In recent years, many partnerships and LLPs have introduced a corporate partner to take advantage of lower corporate tax rates, rather than have individual members subject to significantly higher personal income tax rates. These profit share arrangements are now being rendered ineffective for tax purposes where four conditions are met:

  • A non-individual (ie corporate) partner has a share of the firm’s profit
  • The non-individual’s share is excessive
  • The individual partners have the power to enjoy the non-individual’s share (normally by way of being shareholders of the corporate partner) or there are deferral arrangements in place
  • It is reasonable to suppose that the whole or part of the non-individual’s share is attributable to that power or arrangement.

Broadly speaking, this includes any arrangement where an individual partner is connected with the non-individual partner and can enjoy, directly or indirectly, all or part of the non-individual’s share of profit.

So, for example, where a firm is made up of individuals and a company controlled by those same individuals, then the company’s share of profits will be charged to tax as income of the individuals rather than subject to corporation tax, except to the extent that the company’s share of profits represents a fair return on capital or consideration for services that it supplies to the LLP.

Salaried members of LLPs

HM Revenue’s view has been that LLPs are using members’ self-employment status to avoiding paying employer’s national insurance contributions. To stop this, HMRC will now treat an individual member of an LLP as a ‘salaried member’ and therefore an employee of the LLP for tax and national insurance purposes if all of the following conditions are met:

  • The member’s reward is wholly or substantially wholly (80 per cent or more) ‘disguised salary’ ie remuneration, which is fixed, or is variable other than by reference to profits or losses of the firm as a whole (a profit share that varies by reference only to individual performance targets is not acceptable for this test).
  • The member does not exert significant influence over the partnership business as a whole.
  • Less than 25 per cent of the member’s expected ‘disguised salary’ for the year is contributed as capital.

Where all three conditions are met, affected individuals will be treated as employees for tax purposes ie subject to PAYE, treated as employed earners for NIC purposes and also brought within the employment-related securities and disguised remuneration rules.

Although we have seen some businesses which would not normally trade via a partnership structure use this NIC saving, these measures have caused a problem for professional practices, where an individual’s ‘rite of passage’ is from salaried partner to fixed income to finally making equity partner.

Other anti-avoidance measures

Further anti-avoidance measures were announced by Danny Alexander, the chief secretary to the Treasury, in his speech at the Liberal Democrat autumn conference.
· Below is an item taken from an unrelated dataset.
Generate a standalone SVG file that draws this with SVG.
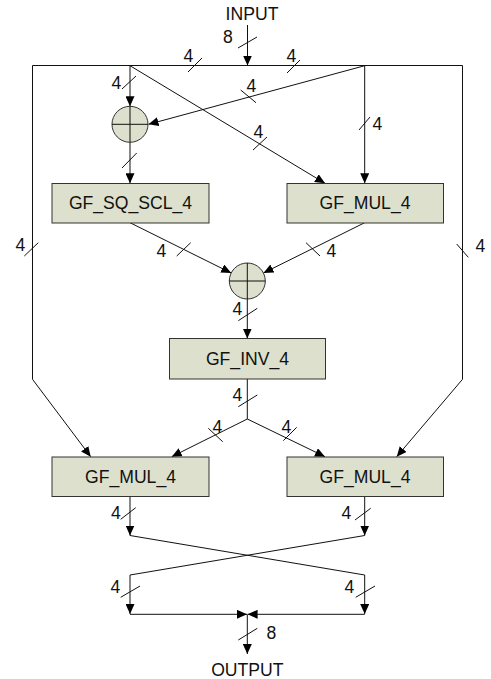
<svg xmlns="http://www.w3.org/2000/svg" width="491" height="679" viewBox="0 0 491 679">
<style>
text{font-family:"Liberation Sans",Arial,sans-serif;font-size:17.6px;fill:#111}
.c{text-anchor:middle}
.box{fill:#dce0cc;stroke:#333;stroke-width:1}
.w{fill:none;stroke:#111;stroke-width:1}
.a{marker-end:url(#ah)}
.s{stroke:#111;stroke-width:1}
</style>
<defs>
<marker id="ah" markerUnits="userSpaceOnUse" markerWidth="10" markerHeight="9" refX="10" refY="4.5" orient="auto">
<path d="M0,0 L10,4.5 L0,9 Z" fill="#000"/>
</marker>
</defs>
<rect width="491" height="679" fill="#fff"/>
<g id="connectors">
<line class="w a" x1="247.5" y1="25" x2="247.5" y2="65.5"/>
<line class="w" x1="32.5" y1="65.5" x2="462.5" y2="65.5"/>
<polyline class="w a" points="32.5,65.5 32.5,379.3 90.7,456.7"/>
<polyline class="w a" points="462.5,65.5 462.5,379.3 396.7,456.7"/>
<line class="w a" x1="130" y1="65.5" x2="130" y2="106.3"/>
<line class="w a" x1="130" y1="65.7" x2="325" y2="183.3"/>
<line class="w a" x1="364.7" y1="65.5" x2="364.7" y2="183.3"/>
<line class="w a" x1="364.7" y1="65.7" x2="148.5" y2="124.3"/>
<line class="w a" x1="130" y1="142.3" x2="130" y2="183.3"/>
<line class="w a" x1="130" y1="222.7" x2="231.2" y2="273"/>
<line class="w a" x1="364.7" y1="222.7" x2="263.4" y2="273"/>
<line class="w a" x1="247.3" y1="299" x2="247.3" y2="338.5"/>
<line class="w" x1="247.3" y1="379" x2="247.3" y2="419"/>
<line class="w a" x1="247.3" y1="419" x2="171.7" y2="456.7"/>
<line class="w a" x1="247.3" y1="419" x2="325" y2="456.7"/>
<line class="w a" x1="130" y1="496.7" x2="130" y2="535.5"/>
<line class="w a" x1="364.7" y1="496.7" x2="364.7" y2="535.5"/>
<polyline class="w a" points="130,535.5 364.7,575 364.7,614"/>
<polyline class="w a" points="364.7,535.5 130,575 130,614"/>
<line class="w a" x1="130" y1="614.3" x2="247" y2="614.3"/>
<line class="w a" x1="364.7" y1="614.3" x2="247.6" y2="614.3"/>
<line class="w a" x1="247.3" y1="614.3" x2="247.3" y2="654"/>
<!-- bus width slashes -->
<line class="s" x1="238" y1="48" x2="257" y2="37"/>
<line class="s" x1="188" y1="72" x2="202" y2="58"/>
<line class="s" x1="287" y1="73" x2="300" y2="60"/>
<line class="s" x1="122" y1="89" x2="136" y2="76"/>
<line class="s" x1="253" y1="150" x2="267" y2="137"/>
<line class="s" x1="359" y1="130" x2="370" y2="117"/>
<line class="s" x1="240.7" y1="90" x2="256" y2="102.7"/>
<line class="s" x1="122" y1="168" x2="136.7" y2="153"/>
<line class="s" x1="176.7" y1="256" x2="190.7" y2="242.7"/>
<line class="s" x1="306" y1="242.7" x2="320" y2="256"/>
<line class="s" x1="24.3" y1="256" x2="38.3" y2="242.7"/>
<line class="s" x1="456.7" y1="244" x2="468.3" y2="257.3"/>
<line class="s" x1="238.3" y1="320.7" x2="257.3" y2="308.3"/>
<line class="s" x1="238.3" y1="406.7" x2="257.3" y2="395"/>
<line class="s" x1="208.3" y1="428.3" x2="222.7" y2="441.7"/>
<line class="s" x1="283.3" y1="440.7" x2="296.7" y2="427.3"/>
<line class="s" x1="120.7" y1="519.3" x2="135.7" y2="507.7"/>
<line class="s" x1="355" y1="520" x2="370.7" y2="508.3"/>
<line class="s" x1="120.7" y1="597.3" x2="140" y2="586"/>
<line class="s" x1="355.7" y1="597.3" x2="375" y2="586"/>
<line class="s" x1="238.3" y1="640" x2="257.3" y2="628.3"/>
<!-- labels -->
<text x="223" y="43">8</text>
<text x="183.5" y="62">4</text>
<text x="286.5" y="62">4</text>
<text x="111.5" y="89">4</text>
<text x="253.5" y="138">4</text>
<text x="372.5" y="130">4</text>
<text x="246.5" y="91.5">4</text>
<text x="156.5" y="257">4</text>
<text x="326.5" y="257">4</text>
<text x="15.5" y="251">4</text>
<text x="475.5" y="252">4</text>
<text x="232.5" y="315">4</text>
<text x="232.5" y="401">4</text>
<text x="212.5" y="433">4</text>
<text x="281.5" y="433">4</text>
<text x="111" y="519">4</text>
<text x="341.5" y="519">4</text>
<text x="110.5" y="592.7">4</text>
<text x="344.5" y="592.7">4</text>
<text x="266.5" y="639">8</text>
</g>
<g id="input"><text class="c" x="252" y="20">INPUT</text></g>
<g id="output"><text class="c" x="247.3" y="676">OUTPUT</text></g>
<g id="xor1">
<circle class="box" cx="130" cy="124.3" r="18"/>
<line class="s" x1="112" y1="124.3" x2="148" y2="124.3"/>
<line class="s" x1="130" y1="106.3" x2="130" y2="142.3"/>
</g>
<g id="xor2">
<circle class="box" cx="247.3" cy="281" r="18"/>
<line class="s" x1="229.3" y1="281" x2="265.3" y2="281"/>
<line class="s" x1="247.3" y1="263" x2="247.3" y2="299"/>
</g>
<g id="gf_sq_scl_4">
<rect class="box" x="52" y="183.5" width="157" height="39.5"/>
<text class="c" x="130.5" y="209">GF_SQ_SCL_4</text>
</g>
<g id="gf_mul_4_top">
<rect class="box" x="287" y="183.5" width="156.5" height="39.5"/>
<text class="c" x="365" y="209">GF_MUL_4</text>
</g>
<g id="gf_inv_4">
<rect class="box" x="169.5" y="338.5" width="156" height="40.5"/>
<text class="c" x="247.5" y="365">GF_INV_4</text>
</g>
<g id="gf_mul_4_left">
<rect class="box" x="52" y="457" width="157" height="39.5"/>
<text class="c" x="130.5" y="483">GF_MUL_4</text>
</g>
<g id="gf_mul_4_right">
<rect class="box" x="287" y="457" width="156.5" height="39.5"/>
<text class="c" x="365" y="483">GF_MUL_4</text>
</g>
</svg>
In recent years, it has been common for professional partnerships, such as solicitors and accountants, to transfer their employees to a limited company owned by the owners of the professional partnership. The company charges a nominal fee for the provision of staff to the partnership. The company and the LLP then voluntarily invoke ‘transfer pricing’ adjustments so that the company pays corporation tax on the amount of profit it should have received if a reasonable charge had been made to the LLP.  The LLP then claims a corresponding tax deduction for the amount added to the company’s taxable profits. Consequently, these adjustments result in lower overall tax liabilities whilst leaving the profits in the LLP and available for the partners to draw. From 25 October 2013, however, the partnership or LLP was not entitled to claim the compensating adjustment that underpinned the planning.

For some businesses, the combination of the proposed new rules and existing complexities in establishing and running an LLP may mean that they carry out a simple incorporation to create a limited company in place of the partnership. On the other hand, some businesses may feel that they do not want to totally unwind their current business model and may prefer to wind up the corporate partner or leave it ‘dormant’.

Where organisations prefer to continue to operate under the current structure, for instance for larger and more complex businesses, it will be important to establish a clear and supportable commercial rationale for profit and loss sharing arrangements and to ensure that these are adequately formalised and documented. The drafting of a clear partnership agreement will be critical.

This approach by the government may result in the partnership model being less popular, flexible and suitable for many businesses especially when compared to a corporate structure. Needless to say, care must be taken when considering legislation which is still in draft and where the application of the rules by HMRC remains to be seen.